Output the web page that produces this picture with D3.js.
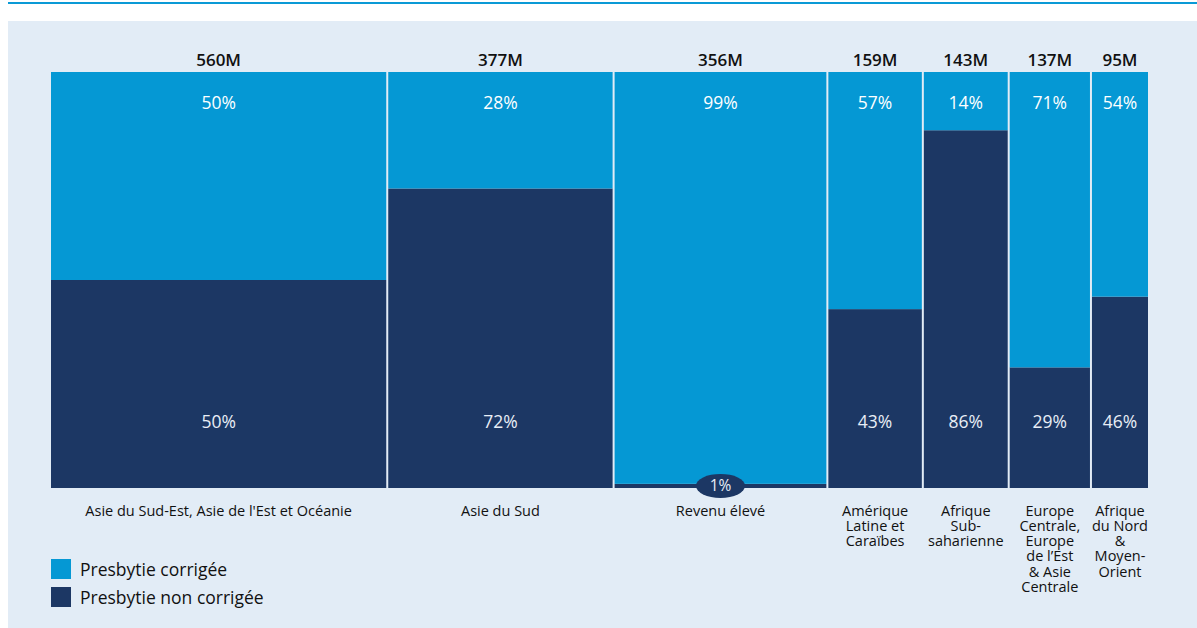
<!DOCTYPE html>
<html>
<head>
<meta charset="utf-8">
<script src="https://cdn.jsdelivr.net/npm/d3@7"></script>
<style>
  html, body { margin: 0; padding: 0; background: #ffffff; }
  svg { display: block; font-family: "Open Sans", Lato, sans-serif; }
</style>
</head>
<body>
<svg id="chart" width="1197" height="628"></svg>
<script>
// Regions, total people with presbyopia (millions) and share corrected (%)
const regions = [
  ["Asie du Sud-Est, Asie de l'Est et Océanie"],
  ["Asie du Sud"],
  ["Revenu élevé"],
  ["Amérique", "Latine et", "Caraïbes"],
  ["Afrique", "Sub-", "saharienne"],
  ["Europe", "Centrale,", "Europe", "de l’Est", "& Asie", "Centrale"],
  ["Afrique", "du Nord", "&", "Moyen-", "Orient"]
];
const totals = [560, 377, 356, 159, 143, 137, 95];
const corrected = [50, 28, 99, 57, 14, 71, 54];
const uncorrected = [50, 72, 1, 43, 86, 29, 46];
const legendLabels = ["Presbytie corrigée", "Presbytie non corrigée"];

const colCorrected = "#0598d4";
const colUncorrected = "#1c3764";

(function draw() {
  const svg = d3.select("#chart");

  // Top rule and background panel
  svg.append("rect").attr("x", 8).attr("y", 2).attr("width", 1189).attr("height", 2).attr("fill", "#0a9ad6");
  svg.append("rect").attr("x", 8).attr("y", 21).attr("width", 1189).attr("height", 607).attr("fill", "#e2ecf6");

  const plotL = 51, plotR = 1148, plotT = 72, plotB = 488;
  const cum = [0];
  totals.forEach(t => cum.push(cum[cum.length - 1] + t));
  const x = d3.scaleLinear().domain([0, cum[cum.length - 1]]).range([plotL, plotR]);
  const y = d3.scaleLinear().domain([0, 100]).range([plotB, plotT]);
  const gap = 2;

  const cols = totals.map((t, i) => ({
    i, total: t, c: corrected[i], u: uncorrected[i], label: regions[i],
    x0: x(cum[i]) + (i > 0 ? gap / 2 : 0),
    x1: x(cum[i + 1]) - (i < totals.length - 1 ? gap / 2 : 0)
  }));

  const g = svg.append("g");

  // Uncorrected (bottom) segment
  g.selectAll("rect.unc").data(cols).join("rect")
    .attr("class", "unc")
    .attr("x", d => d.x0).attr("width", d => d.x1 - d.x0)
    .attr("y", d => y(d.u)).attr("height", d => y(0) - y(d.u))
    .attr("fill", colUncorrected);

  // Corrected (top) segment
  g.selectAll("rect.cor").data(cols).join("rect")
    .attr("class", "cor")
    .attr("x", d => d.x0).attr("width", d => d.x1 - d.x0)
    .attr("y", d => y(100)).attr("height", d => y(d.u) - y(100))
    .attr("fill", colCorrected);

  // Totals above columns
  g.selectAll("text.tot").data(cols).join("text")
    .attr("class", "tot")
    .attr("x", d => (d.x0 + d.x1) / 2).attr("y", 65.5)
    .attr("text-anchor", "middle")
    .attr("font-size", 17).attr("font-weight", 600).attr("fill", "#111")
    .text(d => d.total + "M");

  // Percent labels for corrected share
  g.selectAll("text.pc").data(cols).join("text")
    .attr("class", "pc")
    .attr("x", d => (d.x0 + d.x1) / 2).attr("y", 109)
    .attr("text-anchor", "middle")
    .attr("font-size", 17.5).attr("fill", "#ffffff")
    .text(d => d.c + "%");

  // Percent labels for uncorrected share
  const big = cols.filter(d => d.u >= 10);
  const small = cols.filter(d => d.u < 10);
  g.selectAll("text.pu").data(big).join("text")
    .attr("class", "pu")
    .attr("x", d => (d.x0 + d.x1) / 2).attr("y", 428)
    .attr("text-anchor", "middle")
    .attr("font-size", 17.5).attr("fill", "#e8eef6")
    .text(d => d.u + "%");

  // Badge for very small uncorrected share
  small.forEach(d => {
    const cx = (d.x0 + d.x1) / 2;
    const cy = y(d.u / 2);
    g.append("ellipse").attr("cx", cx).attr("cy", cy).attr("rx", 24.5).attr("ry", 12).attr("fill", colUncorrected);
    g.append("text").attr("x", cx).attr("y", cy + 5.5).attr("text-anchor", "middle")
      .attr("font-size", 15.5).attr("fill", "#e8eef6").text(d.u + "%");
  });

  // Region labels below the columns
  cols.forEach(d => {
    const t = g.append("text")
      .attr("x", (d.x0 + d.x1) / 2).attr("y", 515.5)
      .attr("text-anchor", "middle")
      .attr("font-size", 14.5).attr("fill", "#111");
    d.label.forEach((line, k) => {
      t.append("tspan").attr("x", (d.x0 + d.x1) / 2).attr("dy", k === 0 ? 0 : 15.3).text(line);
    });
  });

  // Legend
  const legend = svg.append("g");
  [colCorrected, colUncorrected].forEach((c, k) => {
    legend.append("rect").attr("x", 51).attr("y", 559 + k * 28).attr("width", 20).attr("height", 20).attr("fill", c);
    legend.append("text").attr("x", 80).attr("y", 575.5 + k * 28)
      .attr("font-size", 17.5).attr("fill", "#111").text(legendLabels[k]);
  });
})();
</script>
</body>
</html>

- Goal -
Exclude the images, then output the data above word for word.

- Response to this task -
Output the web page that produces this picture with D3.js.
<!DOCTYPE html>
<html>
<head>
<meta charset="utf-8">
<script src="https://cdn.jsdelivr.net/npm/d3@7"></script>
<style>
  html, body { margin: 0; padding: 0; background: #ffffff; }
  svg { display: block; font-family: "Open Sans", Lato, sans-serif; }
</style>
</head>
<body>
<svg id="chart" width="1197" height="628"></svg>
<script>
// Regions, total people with presbyopia (millions) and share corrected (%)
const regions = [
  ["Asie du Sud-Est, Asie de l'Est et Océanie"],
  ["Asie du Sud"],
  ["Revenu élevé"],
  ["Amérique", "Latine et", "Caraïbes"],
  ["Afrique", "Sub-", "saharienne"],
  ["Europe", "Centrale,", "Europe", "de l’Est", "& Asie", "Centrale"],
  ["Afrique", "du Nord", "&", "Moyen-", "Orient"]
];
const totals = [560, 377, 356, 159, 143, 137, 95];
const corrected = [50, 28, 99, 57, 14, 71, 54];
const uncorrected = [50, 72, 1, 43, 86, 29, 46];
const legendLabels = ["Presbytie corrigée", "Presbytie non corrigée"];

const colCorrected = "#0598d4";
const colUncorrected = "#1c3764";

(function draw() {
  const svg = d3.select("#chart");

  // Top rule and background panel
  svg.append("rect").attr("x", 8).attr("y", 2).attr("width", 1189).attr("height", 2).attr("fill", "#0a9ad6");
  svg.append("rect").attr("x", 8).attr("y", 21).attr("width", 1189).attr("height", 607).attr("fill", "#e2ecf6");

  const plotL = 51, plotR = 1148, plotT = 72, plotB = 488;
  const cum = [0];
  totals.forEach(t => cum.push(cum[cum.length - 1] + t));
  const x = d3.scaleLinear().domain([0, cum[cum.length - 1]]).range([plotL, plotR]);
  const y = d3.scaleLinear().domain([0, 100]).range([plotB, plotT]);
  const gap = 2;

  const cols = totals.map((t, i) => ({
    i, total: t, c: corrected[i], u: uncorrected[i], label: regions[i],
    x0: x(cum[i]) + (i > 0 ? gap / 2 : 0),
    x1: x(cum[i + 1]) - (i < totals.length - 1 ? gap / 2 : 0)
  }));

  const g = svg.append("g");

  // Uncorrected (bottom) segment
  g.selectAll("rect.unc").data(cols).join("rect")
    .attr("class", "unc")
    .attr("x", d => d.x0).attr("width", d => d.x1 - d.x0)
    .attr("y", d => y(d.u)).attr("height", d => y(0) - y(d.u))
    .attr("fill", colUncorrected);

  // Corrected (top) segment
  g.selectAll("rect.cor").data(cols).join("rect")
    .attr("class", "cor")
    .attr("x", d => d.x0).attr("width", d => d.x1 - d.x0)
    .attr("y", d => y(100)).attr("height", d => y(d.u) - y(100))
    .attr("fill", colCorrected);

  // Totals above columns
  g.selectAll("text.tot").data(cols).join("text")
    .attr("class", "tot")
    .attr("x", d => (d.x0 + d.x1) / 2).attr("y", 65.5)
    .attr("text-anchor", "middle")
    .attr("font-size", 17).attr("font-weight", 600).attr("fill", "#111")
    .text(d => d.total + "M");

  // Percent labels for corrected share
  g.selectAll("text.pc").data(cols).join("text")
    .attr("class", "pc")
    .attr("x", d => (d.x0 + d.x1) / 2).attr("y", 109)
    .attr("text-anchor", "middle")
    .attr("font-size", 17.5).attr("fill", "#ffffff")
    .text(d => d.c + "%");

  // Percent labels for uncorrected share
  const big = cols.filter(d => d.u >= 10);
  const small = cols.filter(d => d.u < 10);
  g.selectAll("text.pu").data(big).join("text")
    .attr("class", "pu")
    .attr("x", d => (d.x0 + d.x1) / 2).attr("y", 428)
    .attr("text-anchor", "middle")
    .attr("font-size", 17.5).attr("fill", "#e8eef6")
    .text(d => d.u + "%");

  // Badge for very small uncorrected share
  small.forEach(d => {
    const cx = (d.x0 + d.x1) / 2;
    const cy = y(d.u / 2);
    g.append("ellipse").attr("cx", cx).attr("cy", cy).attr("rx", 24.5).attr("ry", 12).attr("fill", colUncorrected);
    g.append("text").attr("x", cx).attr("y", cy + 5.5).attr("text-anchor", "middle")
      .attr("font-size", 15.5).attr("fill", "#e8eef6").text(d.u + "%");
  });

  // Region labels below the columns
  cols.forEach(d => {
    const t = g.append("text")
      .attr("x", (d.x0 + d.x1) / 2).attr("y", 515.5)
      .attr("text-anchor", "middle")
      .attr("font-size", 14.5).attr("fill", "#111");
    d.label.forEach((line, k) => {
      t.append("tspan").attr("x", (d.x0 + d.x1) / 2).attr("dy", k === 0 ? 0 : 15.3).text(line);
    });
  });

  // Legend
  const legend = svg.append("g");
  [colCorrected, colUncorrected].forEach((c, k) => {
    legend.append("rect").attr("x", 51).attr("y", 559 + k * 28).attr("width", 20).attr("height", 20).attr("fill", c);
    legend.append("text").attr("x", 80).attr("y", 575.5 + k * 28)
      .attr("font-size", 17.5).attr("fill", "#111").text(legendLabels[k]);
  });
})();
</script>
</body>
</html>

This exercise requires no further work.